Uma linguagem rigorosa e poderosa que é compreendida por suas raízes e penetrada por suas folhas, o sânscrito é para a consciência o que a árvore invertida é para o cosmos:
“No alto, suas raízes,
em baixo, seus galhos,
assim é a árvore cósmica imutável.[…]
Em baixo, é para cima
que seus galhos se estendem, nutridos pela vida.
Os objetos são seus botões.No alto, é para baixo
que suas raízes se espalham,
conectadas às ações no mundo dos homens”.(Bhagavad-Gîtâ, XV, 1 sqq)
As palavras são esculpidas como templos. Que a filologia não se ofenda, e que a razão não se enrijeça!
Nelas, uma voz ressoa. Nelas, o espírito respira, através de amplos pórticos abertos para o espaço, através de vastos recintos ladeados por pilares marmóreos, abrindo-se para mercados públicos onde, por trás da troca de mercadorias, ocorre o comércio de almas; procissões despreocupadas de vacas melancólicas e distraídas, como se estivessem secando em seus próprios esqueletos; carruagens atoladas com eixos frágeis; árvores banyan maciças e arejadas; piscinas onde as pessoas meditam no céu enquanto baixam os olhos; Sâdhu sem olhares com seu andar errante e místico; ou das lavadeiras que, nas margens ocres de uma lagoa cuja água se assemelha a chumbo azul, arremessam contra as pedras negras pedaços de algodão cuja impureza explode com um ruído de sucção fosca; ou mesmo das mãos que moldam bolos de esterco e os polem em paredes de argila marrom, os produtos residuais de uma cosmogonia que é tão ofegante quanto as premissas em pó de outro mundo onde teremos que perseguir — em que organismo vivo? — a busca incandescente por outro sonho não realizado.

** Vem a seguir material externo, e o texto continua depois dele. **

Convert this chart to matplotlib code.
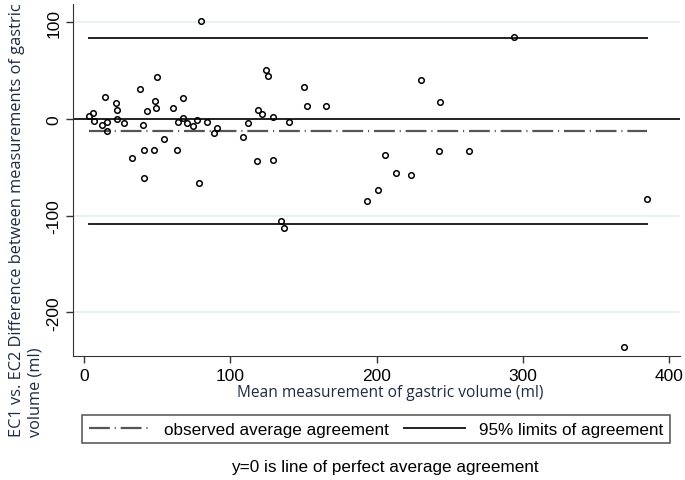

O éter, o pilar, o desfrute das coisas, a vaca, a árvore Ashvatta (Ficus religiosa), a carruagem, a água de lagoas e rios, a compreensão do próprio destino, a cor dos tecidos, a poeira — essas são apenas algumas das realidades recorrentes pelas quais a língua sânscrita abriu caminho, por ação capilar, para aparentemente se elevar às alturas das visões metafísicas.
Estamos enganados.
É por causa da compaixão iluminada pelas coisas que o véu opaco das formas, Mâyâ, foi penetrado.
O que resta são palavras forjadas no fogo da visão, ricas em conotações paradoxais, um conhecimento genuíno para a alma, uma inflexão para o corpo, uma modulação para a mente.